EX-5.1 2 ea023968101ex5-1_alpha.htm OPINION OF MEITAR | LAW OFFICES AS TO THE VALIDITY OF THE ORDINARY SHARES

Exhibit 5.1 

 

 

 

April 28, 2025

 

Alpha Tau Medical Ltd.
Kiryat HaMada St. 5
Jerusalem, Israel 9777605

 

RE: Alpha Tau Medical Ltd.

 

Ladies and Gentlemen:

 

We have acted as Israeli counsel to Alpha Tau Medical Ltd, a company organized under the laws of the State of Israel (the “Company”), in connection with the offer, issuance and sale of 14,110,121 ordinary shares, no par value per share (the “Ordinary Shares”) to the Purchaser (as defined in the Purchase Agreement) in a registered direct offering (the “Offering”) pursuant to the Share Purchase Agreement, between the Company and the Purchaser, dated April 24, 2025 (the “Purchase Agreement”).
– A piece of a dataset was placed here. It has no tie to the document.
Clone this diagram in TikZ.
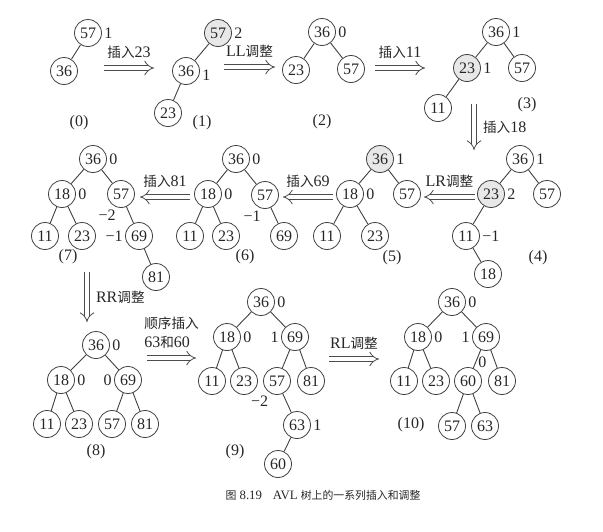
\documentclass[tikz,border=0pt]{standalone}
\usepackage{fontspec}
\setmainfont{Liberation Serif}
\newfontfamily\cjk[Scale=0.85]{Noto Sans CJK SC}
\usetikzlibrary{arrows.meta,positioning}

\begin{document}
\begin{tikzpicture}[x=0.5pt, y=-0.5pt,
    font=\fontsize{8}{9.5}\selectfont,
    vtx/.style={circle, draw=black!75, text=black!85, inner sep=0pt, minimum size=13.5pt},
    hot/.style={vtx, fill=gray!18},
    every label/.style={inner sep=1pt, text=black!85},
    tag/.style={text=black!85},
    trans/.style={draw=black!70, line width=0.4pt, double, double distance=2.2pt, -{Implies}},
    link/.style={draw=black!75, line width=0.45pt}
]
    \useasboundingbox (0,0) rectangle (603,531);

    % (0)
    \node[vtx, label=right:1] (t0a) at (88,33) {57};
    \node[vtx] (t0b) at (64,71) {36};
    \draw[link] (t0a) -- (t0b);
    \node[tag] (c0) at (79,123) {(0)};

    % insert 23
    \coordinate (r1s) at (104,68);
    \coordinate (r1e) at (154,68);
    \draw[trans] (r1s) -- node[tag, above=1pt] {{\cjk 插入}23} (r1e);

    % (1)
    \node[hot, label=right:2] (t1a) at (218,33) {57};
    \node[vtx, label={[yshift=-2pt]right:1}] (t1b) at (186,71) {36};
    \node[vtx] (t1c) at (168,113) {23};
    \draw[link] (t1a) -- (t1b) (t1b) -- (t1c);
    \node[tag] (c1) at (202,123) {(1)};

    % LL
    \coordinate (r2s) at (224,67);
    \coordinate (r2e) at (275,67);
    \draw[trans] (r2s) -- node[tag, above=1pt] {LL{\cjk 调整}} (r2e);

    % (2)
    \node[vtx, label=right:0] (t2a) at (322,32) {36};
    \node[vtx] (t2b) at (296,70) {23};
    \node[vtx] (t2c) at (351,69) {57};
    \draw[link] (t2a) -- (t2b) (t2a) -- (t2c);
    \node[tag] (c2) at (322,122) {(2)};

    % insert 11
    \coordinate (r3s) at (375,68);
    \coordinate (r3e) at (425,68);
    \draw[trans] (r3s) -- node[tag, above=1pt] {{\cjk 插入}11} (r3e);

    % (3)
    \node[vtx, label=right:1] (t3a) at (496,32) {36};
    \node[hot, label=right:1] (t3b) at (467,68) {23};
    \node[vtx] (t3c) at (522,68) {57};
    \node[vtx] (t3d) at (438,108) {11};
    \draw[link] (t3a) -- (t3b) (t3a) -- (t3c) (t3b) -- (t3d);
    \node[tag] (c3) at (527,105) {(3)};

    % insert 18
    \coordinate (r4s) at (474,104);
    \coordinate (r4e) at (474,150);
    \draw[trans] (r4s) -- node[tag, right=1pt] {{\cjk 插入}18} (r4e);

    % (4)
    \node[vtx, label=right:1] (t4a) at (520,159) {36};
    \node[hot, label=right:2] (t4b) at (491,194) {23};
    \node[vtx] (t4c) at (547,194) {57};
    \node[vtx, label=right:−1] (t4d) at (466,236) {11};
    \node[vtx] (t4e) at (488,274) {18};
    \draw[link] (t4a) -- (t4b) (t4a) -- (t4c) (t4b) -- (t4d) (t4d) -- (t4e);
    \node[tag] (c4) at (538,258) {(4)};

    % LR
    \coordinate (r5s) at (475,197);
    \coordinate (r5e) at (424,197);
    \draw[trans] (r5s) -- node[tag, above=1pt] {LR{\cjk 调整}} (r5e);

    % (5)
    \node[hot, label=right:1] (t5a) at (380,159) {36};
    \node[vtx, label=right:0] (t5b) at (350,194) {18};
    \node[vtx] (t5c) at (407,194) {57};
    \node[vtx] (t5d) at (327,236) {11};
    \node[vtx] (t5e) at (375,236) {23};
    \draw[link] (t5a) -- (t5b) (t5a) -- (t5c) (t5b) -- (t5d) (t5b) -- (t5e);
    \node[tag] (c5) at (392,258) {(5)};

    % insert 69
    \coordinate (r6s) at (333,197);
    \coordinate (r6e) at (283,197);
    \draw[trans] (r6s) -- node[tag, above=1pt] {{\cjk 插入}69} (r6e);

    % (6)
    \node[vtx, label=right:0] (t6a) at (236,159) {36};
    \node[vtx, label=right:0] (t6b) at (208,194) {18};
    \node[vtx, label=262:−1] (t6c) at (265,195) {57};
    \node[vtx] (t6d) at (190,236) {11};
    \node[vtx] (t6e) at (226,236) {23};
    \node[vtx] (t6f) at (284,236) {69};
    \draw[link] (t6a) -- (t6b) (t6a) -- (t6c) (t6b) -- (t6d) (t6b) -- (t6e) (t6c) -- (t6f);
    \node[tag] (c6) at (245,257) {(6)};

    % insert 81
    \coordinate (r7s) at (190,197);
    \coordinate (r7e) at (140,197);
    \draw[trans] (r7s) -- node[tag, above=1pt] {{\cjk 插入}81} (r7e);

    % (7)
    \node[vtx, label=right:0] (t7a) at (93,159) {36};
    \node[vtx, label=right:0] (t7b) at (62,194) {18};
    \node[vtx, label=258:−2] (t7c) at (121,194) {57};
    \node[vtx] (t7d) at (45,236) {11};
    \node[vtx] (t7e) at (82,236) {23};
    \node[vtx, label=left:−1] (t7f) at (139,236) {69};
    \node[vtx] (t7g) at (156,277) {81};
    \draw[link] (t7a) -- (t7b) (t7a) -- (t7c) (t7b) -- (t7d) (t7b) -- (t7e)
        (t7c) -- (t7f) (t7f) -- (t7g);
    \node[tag] (c7) at (68,257) {(7)};

    % RR
    \coordinate (r8s) at (87,272);
    \coordinate (r8e) at (87,322);
    \draw[trans] (r8s) -- node[tag, right=1pt] {RR{\cjk 调整}} (r8e);

    % (8)
    \node[vtx, label=right:0] (t8a) at (96,345) {36};
    \node[vtx, label=right:0] (t8b) at (61,380) {18};
    \node[vtx, label=left:0] (t8c) at (128,380) {69};
    \node[vtx] (t8d) at (47,424) {11};
    \node[vtx] (t8e) at (79,424) {23};
    \node[vtx] (t8f) at (112,424) {57};
    \node[vtx] (t8g) at (145,424) {81};
    \draw[link] (t8a) -- (t8b) (t8a) -- (t8c) (t8b) -- (t8d) (t8b) -- (t8e)
        (t8c) -- (t8f) (t8c) -- (t8g);
    \node[tag] (c8) at (96,452) {(8)};

    % insert 63, 60
    \coordinate (r9s) at (147,358);
    \coordinate (r9e) at (196,358);
    \draw[trans] (r9s) -- node[tag, above=1pt, align=left] {{\cjk 顺序插入}\\63{\cjk 和}60} (r9e);

    % (9)
    \node[vtx, label=right:0] (t9a) at (261,302) {36};
    \node[vtx, label=right:0] (t9b) at (227,337) {18};
    \node[vtx, label=left:1] (t9c) at (295,337) {69};
    \node[vtx] (t9d) at (212,381) {11};
    \node[vtx] (t9e) at (244,381) {23};
    \node[vtx, label=242:−2] (t9f) at (277,381) {57};
    \node[vtx] (t9g) at (311,381) {81};
    \node[vtx, label=right:1] (t9h) at (297,425) {63};
    \node[vtx] (t9i) at (278,464) {60};
    \draw[link] (t9a) -- (t9b) (t9a) -- (t9c) (t9b) -- (t9d) (t9b) -- (t9e)
        (t9c) -- (t9f) (t9c) -- (t9g) (t9f) -- (t9h) (t9h) -- (t9i);
    \node[tag] (c9) at (235,452) {(9)};

    % RL
    \coordinate (r10s) at (329,359);
    \coordinate (r10e) at (379,359);
    \draw[trans] (r10s) -- node[tag, above=1pt] {RL{\cjk 调整}} (r10e);

    % (10)
    \node[vtx, label=right:0] (t10a) at (452,302) {36};
    \node[vtx, label=right:0] (t10b) at (418,337) {18};
    \node[vtx, label=left:1] (t10c) at (486,337) {69};
    \node[vtx] (t10d) at (404,381) {11};
    \node[vtx] (t10e) at (436,381) {23};
    \node[vtx, label=55:0] (t10f) at (468,381) {60};
    \node[vtx] (t10g) at (502,381) {81};
    \node[vtx] (t10h) at (452,426) {57};
    \node[vtx] (t10i) at (485,426) {63};
    \draw[link] (t10a) -- (t10b) (t10a) -- (t10c) (t10b) -- (t10d) (t10b) -- (t10e)
        (t10c) -- (t10f) (t10c) -- (t10g) (t10f) -- (t10h) (t10f) -- (t10i);
    \node[tag] (c10) at (411,425) {(10)};

    % caption
    \node[tag, font=\fontsize{6.4}{8}\selectfont] (cap) at (323,495)
        {{\cjk 图} 8.19{\cjk 　}AVL {\cjk 树上的一系列插入和调整}};
\end{tikzpicture}
\end{document}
The Offering is being effected pursuant to a Registration Statement on Form F-3 (File No. 333-271073) (the “Registration Statement”), filed by the Company with the Securities and Exchange Commission (the “Commission”), the base prospectus, dated April 13, 2023, forming a part thereof (the “Base Prospectus”), the prospectus supplement, dated April 24, 2025, in the form filed with the Commission on April 28, 2025 (the “Prospectus Supplement” and together with the Base Prospectus, the “Prospectus”).

 

This opinion letter is furnished to you at your request to enable you to fulfill the requirements of Item 601(b)(5) of Regulation S-K under the Securities Act, in connection with the filing of the Registration Statement.

 

In connection herewith, we have examined the originals, or photocopies or copies, certified or otherwise identified to our satisfaction, of: (i) the Registration Statement; (ii) the Base Prospectus; (iii) the Prospectus Supplement; (iv) the Purchase Agreement; (v) the articles of association of the Company, as currently in effect (the “Articles”); (vi) resolutions of the board of directors (the “Board”) of the Company which have heretofore been approved and relate to the Registration Statement, the Prospectus and other actions to be taken in connection with the Offering; and (vii) such other corporate records, agreements, documents and other instruments, and such certificates or comparable documents of public officials and of officers of the Company as we have deemed relevant and necessary as a basis for the opinions hereafter set forth. We have also made inquiries of such officers as we have deemed relevant and necessary as a basis for the opinions hereafter set forth.

 

In such examination, we have assumed the genuineness of all signatures, the legal capacity of all natural persons, the authenticity of all documents submitted to us as originals, the conformity to original documents of all documents submitted to us as certified copies or confirmed as photostatic copies, and the authenticity of the originals of such latter documents. We have also assumed the truth of all facts communicated to us by the Company and that all minutes of meetings of the Board and the shareholders of the Company that have been provided to us are true and accurate and have been properly prepared in accordance with the Articles and all applicable laws.

  

On the basis of the foregoing, and in reliance thereon, we are of the opinion that the Ordinary Shares issued in the Offering are validly issued, fully paid and non-assessable. 

 

Members of our firm are admitted to the Bar in the State of Israel, and we do not express any opinion as to the laws of any other jurisdiction. This opinion is limited to the matters stated herein and no opinion is implied or may be inferred beyond the matters expressly stated.

 

We consent to the filing of this opinion as an exhibit to the Registration Statement (as an exhibit to a Report of Foreign Private Issuer on Form 6-K that is incorporated by reference in the Registration Statement) and to the reference to our firm appearing under the caption “Legal Matters” in the Prospectus. In giving this consent, we do not thereby admit that we are within the category of persons whose consent is required under Section 7 of the Securities Act, the rules and regulations of the Commission promulgated thereunder or Item 509 of the Commission’s Regulation S-K under the Securities Act.

 

This opinion letter is rendered as of the date hereof and we disclaim any obligation to advise you of facts, circumstances, events or developments that may be brought to our attention after the date of the Registration Statement that may alter, affect or modify the opinions expressed herein.